Students in Charleston, South Carolina, where nine men and women died in the 2015 church shooting, are also organizing with the memory of their community’s experience in mind. “Your school is supposed to be a haven. And honestly, we don’t feel safe,” said 16-year-old sophomore Sydney Clinton, who along with about 20 other students in north Charleston high schools are organizing marches and a local town-hall meeting, inspired by the televised one CNN hosted a week after the shooting. “We are the future of this society. And while a lot of us aren’t even old enough to vote, we have a say in our political system. And we cannot let anyone stop us or discourage us, because we can do this—we need to do this.” Zac Eckert, a 16-year-old junior organizing walkouts among six high schools in the Gilbert Public School District outside Phoenix, Arizona, agreed that not being able to vote is frustrating. “A lot of times it just feels like we’re stuck in the middle, and we can’t make a difference,” he said. “But if we all rise together and put our voices together and make sure that people are listening, we have a platform, and people are going to listen to us.”
While some high schools are in communication with local Women’s March outposts for guidance, many protests are happening in small towns outside a national organization’s reach.

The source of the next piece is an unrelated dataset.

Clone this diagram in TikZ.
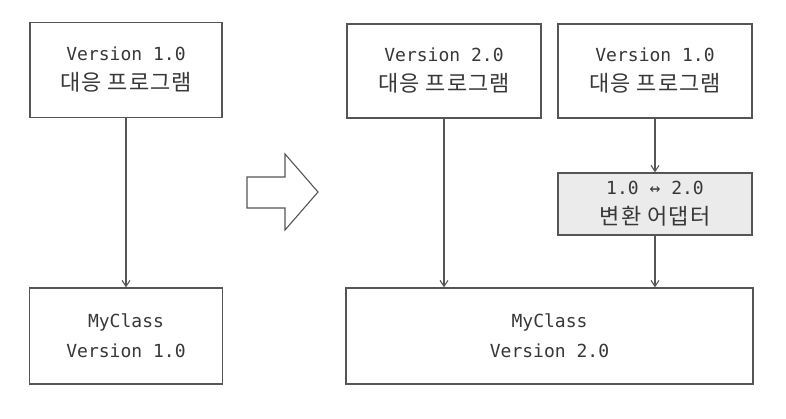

Some protests have been hundreds strong; others were kept alive by a handful of passionate students. Some protesters were dealt after-school detentions and suspensions; other schools responded with praise. Each time, though, the students are refusing to ignore the problem or be ignored. “We have technology. We know what’s going on. We can’t be kept in the dark,” said Taylor Redington, the 17-year-old organizer at a St. Petersburg, Florida, high school of a rally to be held the day after a school-wide walkout March 14 where the city’s mayor, Rick Kriseman, will make a speech. Students there also joined in the February 21 national walkout, though they could only step outside their classroom doors. Taylor said the halls had been packed with students who stood in silence for 17 minutes. “Sometimes you feel like you’re alone in the situation, but then you see all these like-minded people are around you—they’re feeling the same thing you’re feeling. We’re not going to just sit here and take it—we can think for ourselves.”